■ Task prompt: Search the data for the word "draw". Reproduce every line where it is found.

■ Data provided:
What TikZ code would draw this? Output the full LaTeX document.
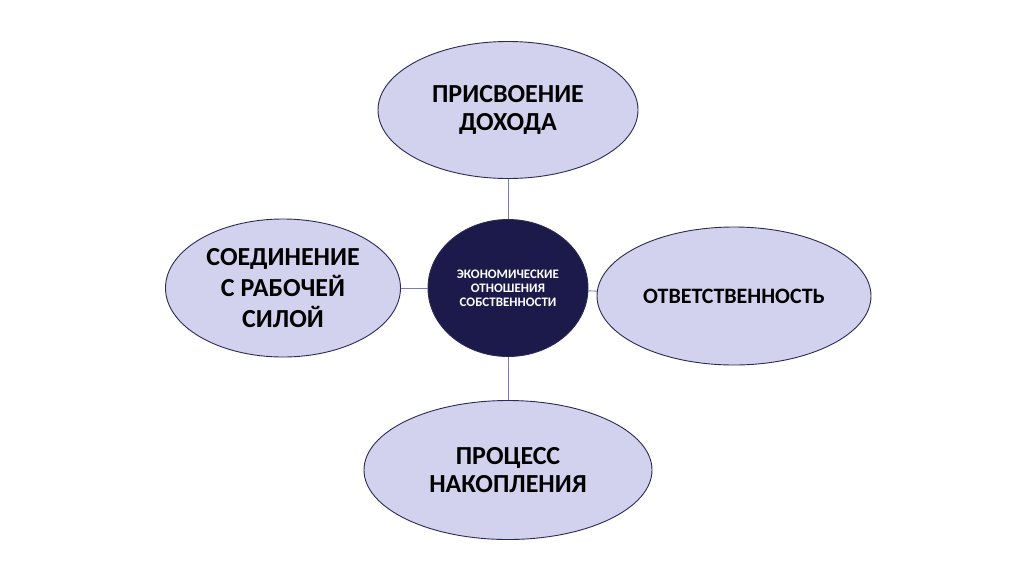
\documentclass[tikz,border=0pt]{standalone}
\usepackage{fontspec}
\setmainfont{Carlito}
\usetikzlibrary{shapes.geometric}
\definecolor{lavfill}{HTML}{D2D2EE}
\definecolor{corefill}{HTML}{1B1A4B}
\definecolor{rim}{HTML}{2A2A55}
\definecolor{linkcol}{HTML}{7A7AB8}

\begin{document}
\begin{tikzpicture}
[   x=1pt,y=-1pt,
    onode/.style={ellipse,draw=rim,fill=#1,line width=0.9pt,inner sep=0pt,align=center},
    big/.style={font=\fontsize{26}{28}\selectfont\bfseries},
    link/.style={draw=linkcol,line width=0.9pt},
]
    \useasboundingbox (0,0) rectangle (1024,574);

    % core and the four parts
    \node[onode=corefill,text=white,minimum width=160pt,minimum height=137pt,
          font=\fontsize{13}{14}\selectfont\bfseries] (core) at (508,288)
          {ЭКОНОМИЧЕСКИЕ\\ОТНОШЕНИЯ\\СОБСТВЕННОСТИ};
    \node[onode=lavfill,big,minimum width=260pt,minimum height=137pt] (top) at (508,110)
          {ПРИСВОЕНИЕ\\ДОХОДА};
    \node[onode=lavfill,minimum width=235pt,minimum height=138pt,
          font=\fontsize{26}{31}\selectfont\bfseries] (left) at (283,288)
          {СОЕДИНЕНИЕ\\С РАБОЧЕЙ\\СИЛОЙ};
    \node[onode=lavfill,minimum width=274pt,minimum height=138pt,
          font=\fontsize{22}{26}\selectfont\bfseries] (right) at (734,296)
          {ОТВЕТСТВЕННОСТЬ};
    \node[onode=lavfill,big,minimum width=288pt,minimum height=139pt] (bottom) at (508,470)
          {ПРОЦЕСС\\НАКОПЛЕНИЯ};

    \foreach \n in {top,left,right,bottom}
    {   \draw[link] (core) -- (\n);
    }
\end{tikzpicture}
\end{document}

■ Result of this task:
What TikZ code would draw this? Output the full LaTeX document.
    onode/.style={ellipse,draw=rim,fill=#1,line width=0.9pt,inner sep=0pt,align=center},
    link/.style={draw=linkcol,line width=0.9pt},
    {   \draw[link] (core) -- (\n);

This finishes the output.